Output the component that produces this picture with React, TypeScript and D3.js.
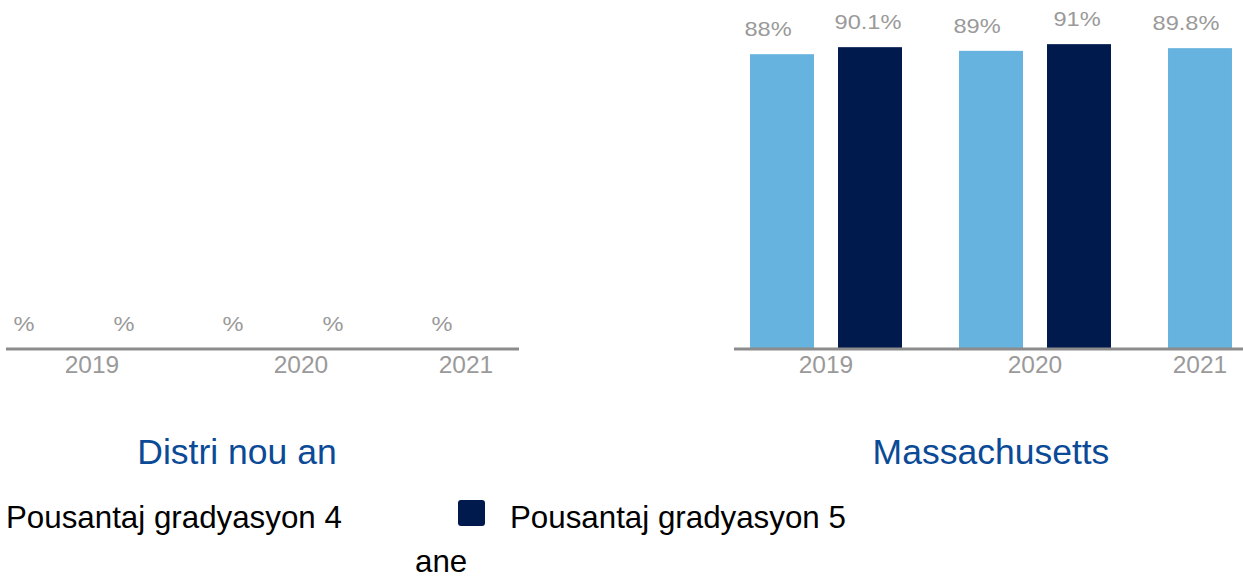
import * as d3 from "d3";

const years = ["2019", "2020", "2021"];
const seriesKeys = ["g4", "g5"];
const seriesLabels = ["Pousantaj gradyasyon 4", "Pousantaj gradyasyon 5"];
const legendTail = "ane";
const colors = ["#67b3df", "#001a4e"];

// undefined = no slot, null = value suppressed (shows "%")
const districtG4 = [null, null, null];
const districtG5 = [null, null, undefined];
const stateG4 = [88, 89, 89.8];
const stateG5 = [90.1, 91, undefined];

const panels = [
  { title: "Distri nou an", g4: districtG4, g5: districtG5, axis: [6, 519], start: -22.5, yearDx: 10, titleX: 237 },
  { title: "Massachusetts", g4: stateG4, g5: stateG5, axis: [734, 1243], start: 721.5, yearDx: 0, titleX: 991 },
];

const FONT = "'Liberation Sans', Arial, sans-serif";
const GRAY = "#9a9a9a";
const W = 1243;
const H = 584;
const baseY = 349;

const y = d3.scaleLinear().domain([0, 100]).range([baseY, 14]);
const labelDx = [-14, -2];

function Panel({ p }: { p: any }) {
  const x0 = d3.scaleBand().domain(years).range([p.start, p.start + 627]).padding(0);
  const x1 = d3
    .scaleBand()
    .domain(seriesKeys)
    .range([0, x0.bandwidth()])
    .paddingInner(0.273)
    .paddingOuter(0.324);
  const bw = x1.bandwidth();

  return (
    <g>
      {years.map((yr, i) => {
        const vals = [p.g4[i], p.g5[i]];
        const centers: number[] = [];
        const marks = vals.map((v: any, s: number) => {
          if (v === undefined) return null;
          const cx = (x0(yr) as number) + (x1(seriesKeys[s]) as number) + bw / 2;
          centers.push(cx);
          const val = v === null ? 0 : v;
          return (
            <g key={s}>
              {v !== null && (
                <rect x={cx - bw / 2} y={y(val)} width={bw} height={baseY - y(val)} fill={colors[s]} />
              )}
              <text
                transform={`translate(${cx + labelDx[s]},${y(val) - 18}) scale(1.18,1)`}
                textAnchor="middle"
                fontFamily={FONT}
                fontSize={20}
                fill={GRAY}
              >
                {v === null ? "%" : `${v}%`}
              </text>
            </g>
          );
        });
        const yearX = d3.mean(centers) as number;
        return (
          <g key={yr}>
            {marks}
            <text x={yearX + p.yearDx} y={373} textAnchor="middle" fontFamily={FONT} fontSize={24.5} fill={GRAY}>
              {yr}
            </text>
          </g>
        );
      })}
      <line x1={p.axis[0]} x2={p.axis[1]} y1={baseY} y2={baseY} stroke="#8c8c8c" strokeWidth={3} />
      <text x={p.titleX} y={464} textAnchor="middle" fontFamily={FONT} fontSize={35.5} fill="#0b4a96">
        {p.title}
      </text>
    </g>
  );
}

export default function App() {
  const legendX = [6, 510];
  return (
    <svg width={W} height={H} style={{ position: "absolute", left: 0, top: 0, background: "#fff" }}>
      {panels.map((p) => (
        <Panel key={p.title} p={p} />
      ))}
      {seriesLabels.map((lab, i) => (
        <g key={lab}>
          <rect x={legendX[i] - 52} y={500} width={27} height={26} rx={3} fill={colors[i]} />
          <text x={legendX[i]} y={528} fontFamily={FONT} fontSize={31.3} fill="#000">
            {lab}
          </text>
        </g>
      ))}
      <text x={415} y={572} fontFamily={FONT} fontSize={31.3} fill="#000">
        {legendTail}
      </text>
    </svg>
  );
}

**DIRECTIVE:** Restate the whole listing above exactly, please, omitting every image.

**RESULT OF THE EXERCISE:**
Output the component that produces this picture with React, TypeScript and D3.js.
import * as d3 from "d3";

const years = ["2019", "2020", "2021"];
const seriesKeys = ["g4", "g5"];
const seriesLabels = ["Pousantaj gradyasyon 4", "Pousantaj gradyasyon 5"];
const legendTail = "ane";
const colors = ["#67b3df", "#001a4e"];

// undefined = no slot, null = value suppressed (shows "%")
const districtG4 = [null, null, null];
const districtG5 = [null, null, undefined];
const stateG4 = [88, 89, 89.8];
const stateG5 = [90.1, 91, undefined];

const panels = [
  { title: "Distri nou an", g4: districtG4, g5: districtG5, axis: [6, 519], start: -22.5, yearDx: 10, titleX: 237 },
  { title: "Massachusetts", g4: stateG4, g5: stateG5, axis: [734, 1243], start: 721.5, yearDx: 0, titleX: 991 },
];

const FONT = "'Liberation Sans', Arial, sans-serif";
const GRAY = "#9a9a9a";
const W = 1243;
const H = 584;
const baseY = 349;

const y = d3.scaleLinear().domain([0, 100]).range([baseY, 14]);
const labelDx = [-14, -2];

function Panel({ p }: { p: any }) {
  const x0 = d3.scaleBand().domain(years).range([p.start, p.start + 627]).padding(0);
  const x1 = d3
    .scaleBand()
    .domain(seriesKeys)
    .range([0, x0.bandwidth()])
    .paddingInner(0.273)
    .paddingOuter(0.324);
  const bw = x1.bandwidth();

  return (
    <g>
      {years.map((yr, i) => {
        const vals = [p.g4[i], p.g5[i]];
        const centers: number[] = [];
        const marks = vals.map((v: any, s: number) => {
          if (v === undefined) return null;
          const cx = (x0(yr) as number) + (x1(seriesKeys[s]) as number) + bw / 2;
          centers.push(cx);
          const val = v === null ? 0 : v;
          return (
            <g key={s}>
              {v !== null && (
                <rect x={cx - bw / 2} y={y(val)} width={bw} height={baseY - y(val)} fill={colors[s]} />
              )}
              <text
                transform={`translate(${cx + labelDx[s]},${y(val) - 18}) scale(1.18,1)`}
                textAnchor="middle"
                fontFamily={FONT}
                fontSize={20}
                fill={GRAY}
              >
                {v === null ? "%" : `${v}%`}
              </text>
            </g>
          );
        });
        const yearX = d3.mean(centers) as number;
        return (
          <g key={yr}>
            {marks}
            <text x={yearX + p.yearDx} y={373} textAnchor="middle" fontFamily={FONT} fontSize={24.5} fill={GRAY}>
              {yr}
            </text>
          </g>
        );
      })}
      <line x1={p.axis[0]} x2={p.axis[1]} y1={baseY} y2={baseY} stroke="#8c8c8c" strokeWidth={3} />
      <text x={p.titleX} y={464} textAnchor="middle" fontFamily={FONT} fontSize={35.5} fill="#0b4a96">
        {p.title}
      </text>
    </g>
  );
}

export default function App() {
  const legendX = [6, 510];
  return (
    <svg width={W} height={H} style={{ position: "absolute", left: 0, top: 0, background: "#fff" }}>
      {panels.map((p) => (
        <Panel key={p.title} p={p} />
      ))}
      {seriesLabels.map((lab, i) => (
        <g key={lab}>
          <rect x={legendX[i] - 52} y={500} width={27} height={26} rx={3} fill={colors[i]} />
          <text x={legendX[i]} y={528} fontFamily={FONT} fontSize={31.3} fill="#000">
            {lab}
          </text>
        </g>
      ))}
      <text x={415} y={572} fontFamily={FONT} fontSize={31.3} fill="#000">
        {legendTail}
      </text>
    </svg>
  );
}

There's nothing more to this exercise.